Il giorno in cui la Lega farà un congresso democratico sarà un giorno positivo per la democrazia. Da qualche parte anche Matteo Salvini ne ha accennato, certamente per non lasciar brandire quest’arma ai suoi oppositori interni: buon viso a cattivo gioco. Ma verrà quel giorno? Sperare è lecito, dubitare però è doveroso.
Perché la Lega, da quando è nata, si è caratterizzata per essere un partito a forte presa popolare (in una forma nella quale si annidava un primissimo grumo di populismo) e a fortissima impronta leaderistico-cesarista.
L’indiscutibile leadership di Umberto Bossi poggiava esattamente su un consenso talmente entusiastico, alla sudamericana, da escludere, perché superfluo, ogni tipo di verifica congressuale: in questo Bossi è stato quello che Berlusconi fu per Forza Italia. Sono stati soprattutto due “capi” più che due leader politici. E i “capi” non fanno congressi, non ne hanno bisogno, soprattutto non hanno un’opposizione interna che li reclami.
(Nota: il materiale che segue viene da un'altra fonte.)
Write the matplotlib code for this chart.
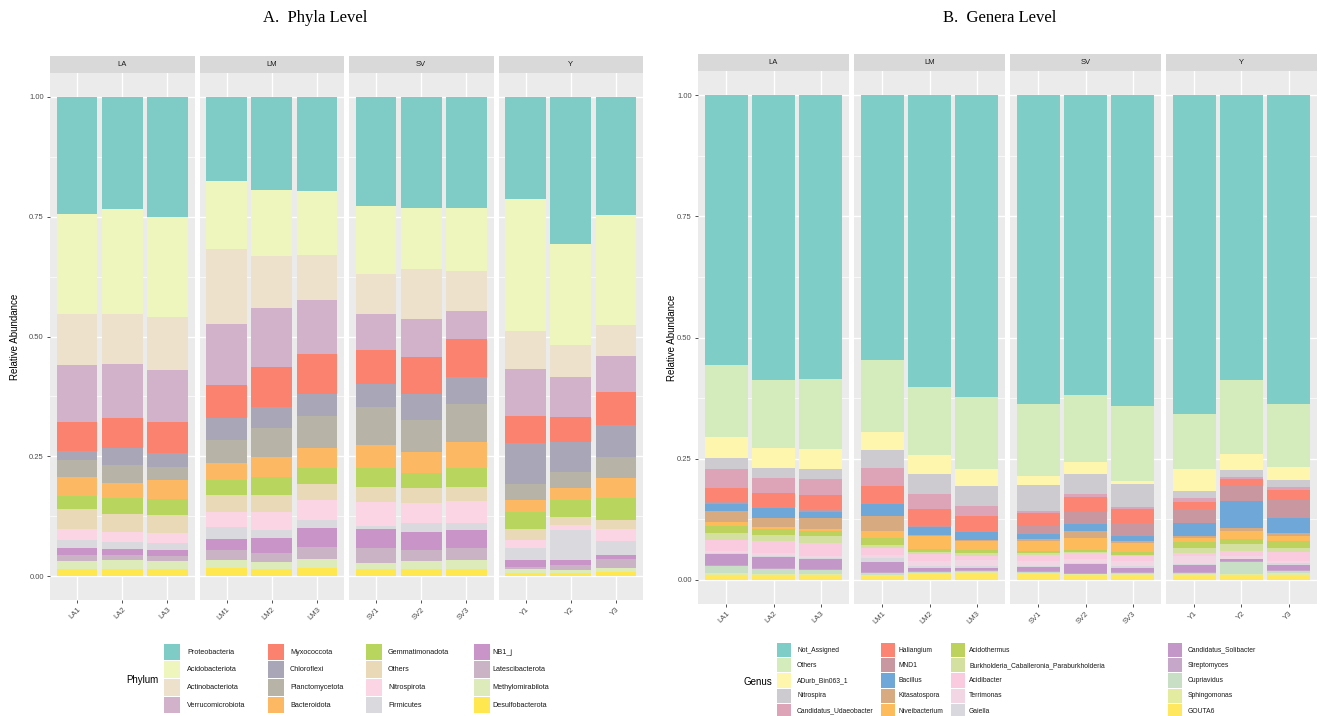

Questo è rimasto uno dei segni distintivi della Lega anche quando, dopo gli anni un po’ confusi di Roberto Maroni, nel 2013 alla segreteria ascese l’allora giovane Matteo Salvini, il quale implementò ulteriormente il tratto leaderistico del suo partito denominandolo “Lega per Salvini premier” (la Lega Nord di Bossi sempre si vantò di non aver inserito il nome del leader nel simbolo).
Finché le cose sono andate bene, anzi benissimo, la dialettica interna o è rimasta sotto traccia o si è limitata ad una serie di distinguo e punture di spillo che non hanno mai turbato davvero il primato di un leader ribattezzato addirittura come il “Capitano”, in un delirio da socialismo reale (il “Conducator” rumeno Ceaucescu) che ha trovato il suo argine non nella caduta del Muro di Berlino ma in uno strapaesano stabilimento balneare romagnolo. Perché lì, al Papeete, è iniziata un’altra storia. È allora che si è capito che il Capo può sbagliare.
Da allora, malgrado l’astuzia “europeista” che gli ha consentito l’ingresso nel governo Draghi, Salvini ha sentito odore di de-salvinizzazione della Lega, ha scorto le ombre del dissenso, ha letto di alternative reali alla sua supremazia.
La pandemia ha indotto la Lega a sdoppiarsi in dottor Jekyll e Mister Hyde, i responsabili e i no vax, i sostenitori della scienza e gli sciamani da luna park, quelli attenti alla crescita e gli sfasciacarrozze, i giorgiettiani e i borghisti, con lui, l’ex Capitano, in mezzo e illuso che la sua ambiguità di lotta e di governo potesse soddisfare tutti i palati e finendo invece per mescere una bevanda indigeribile.
Ora sta a lui tagliare il cordone “leninista” che da sempre impedisce una discussione libera e limpida, nonché una verifica della leadership: come avviene in tutti i partiti davvero democratici. Innanzi tutto per farci capire se la spaccatura è reale, strutturale, o è un giochetto delle parti buono per tenere i piedi in due staffe. Gli elettori leghisti in primis, e tutto il Paese, avrebbero il diritto di saperlo.
Sarà in grado, Matteo Salvini, sarà così intellettualmente onesto e politicamente avveduto da poter sottoporre davanti a un congresso la sua linea e il suo comando? Sarà capace, la Lega, di scegliere con chiarezza se mutare nella direzione di un moderno partito conservatore e democratico e portatore di interessi legittimi, o se rinculare verso i lidi dell’estrema destra ove disputare i consensi a Giorgia Meloni?
Non sono domande da poco cui si possa rispondere in un talk show e nemmeno in un comizio di piazza. Serve un chiarimento certo e in forme solenni. Salvini non può stare fermo, per la prima volta il suo partito è in subbuglio, i gruppi parlamentari non tengono, le prossime amministrative saranno una disfatta, specie nella sua Milano. O avrà la forza d’animo di fare chiarezza o un congresso – o, peggio, una manovra nel sottoscala di via Bellerio – lo seppellirà.